Final Curtain Call: Preserving the History of SDSU Doner Auditorium
The Doner Auditorium Digital Preservation Project saves the unique history left by South Dakota State University theatre students in the auditorium’s backstage.
Since the early 1980s, student graffiti accumulated in Doner Auditorium’s green room, makeup room, sound booth, and other backstage areas. The walls, the ceilings, and even the pipes held the inscriptions, which included signatures, dates, season lineup schedules, quotes, and favorite lines from plays performed in the auditorium.
Doner Auditorium was built in 1912 as part of Morrill Hall (formerly called the Administration building). It held an estimated 400 Prairie Repertory Theatre (PRT) and State University Theatre (SUT) shows. When the new SDSU Performing Arts Center opened in 2019, Doner Auditorium ceased being used for university productions. The auditorium will eventually be repurposed, taking with it this historical record of theatre student perspectives.
A digital replica of Doner Auditorium’s backstage was created by SDSU Archives & Special Collections. The staff developed an online exhibit with photographs and scans of the rooms, meticulous transcriptions of the graffiti content, and digitized materials from the Archives’ Theatre Collection such as play programs and photographs.
The exhibit provides a behind-the-scenes view of the theatre program, and it highlights the work and lives of the students themselves, not just the characters they portrayed on stage. Theatre scholars, students, and fans can explore the exhibit to study theatre trends in areas such as stage design, costumes, and graphic design of publicity materials.
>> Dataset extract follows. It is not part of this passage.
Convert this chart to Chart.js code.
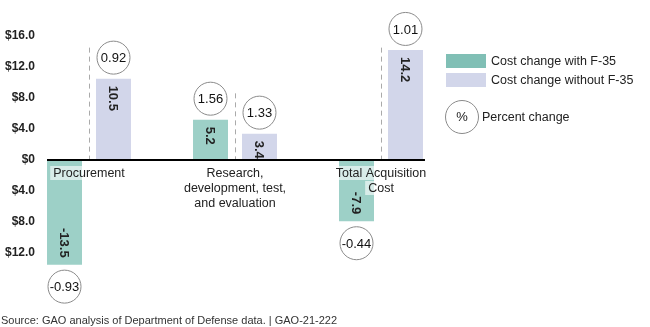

The exhibit can also be a tool for theatre instructors to boost interest in theatre participation among youth.
The Doner Auditorium Digital Preservation Project was made possible in part by a South Dakota Humanities Council grant and private donations.
David B. Doner
The auditorium in Morrill Hall (Administration Building) was named Doner Auditorium in 1978 to honor David B. Doner for all of the work he had done for the University in his 45 years of service.
Doner was born July 7, 1895, in Sully County (SD) to Benton and Harriette L. (Hunt) Doner. David “Dave” Benton Doner became known as “Mr. State College” because he spent almost his entire professional life (42 years) in association with SDSU, dedicating his efforts to its furtherance.
He had four brothers (Ralph D., John C., Harold H., and Howard M.) and one sister, Ruth L. (John) Evans. On April 24, 1918, he married Edna Pearl Beals, with whom he had three children: Valeria (Paul) Marcil, Dean Doner, and Keith Doner. Edna Doner died in 1975.
In 1913, Doner arrived at South Dakota State College, a member of the first four-year class to be graduated from its School of Agriculture (for high school age students). In 1918, his freshman college year was interrupted by WWI. In 1919 and 1920, he taught agriculture to returning soldiers at SDSC. In 1920, he became assistant secretary of the College, while working on his B.S. degree, which he received in 1928. In 1932, he became the Dean of Men. From 1922 to 1953, he was the SDSC Registrar. In 1953, he moved into the role of director of Admissions and Records. From 1936 to 1961, Doner was the secretary of the alumni council, where he was editor of the Alumnus. From its inception in 1945 until 1964, he was the Treasurer of the SDSC Alumni Foundation, which awarded him “Distinguished Alumnus” in 1964. He retired in 1964 and lived in Apache Junction, AZ. In 1973, SDSU awarded him an Honorary Doctor of Humanities.
During his career, Doner served nine SDSU Presidents and signed 12,693 diplomas awarded by SDSU. At his final commencement ceremony on June 7, 1964, the last diploma he signed was the honorary Doctor of Humanities degree awarded by SDSC to Ray C. Cunningham of Ames, IA. When Doner first arrived at SDSC from his family's Potter County farm in November 1913, it was Cunningham (then of Conde, SD) who Doner said met him at “the train depot, got me a room and a job and took me under his fatherly wing.”
Doner was active in the community as well: supervisor of the Boy Scouts training program; member and President of the Brookings (SD) School Board; Sec-Treasurer of the South Dakota State Associated School Boards; District Governor and International Trustee of Kiwanis; and Chair of the Finance Committee to raise funds to build the Crippled Children’s Hospital and School in Sioux Falls.
David Doner died in September of 1978.
The University Archives has a small collection of materials about Doner, which is composed of a scrapbook that largely documents his career of public service. An inventory of what is in the collection can be found in the finding aid for the David B. Doner Scrapbook.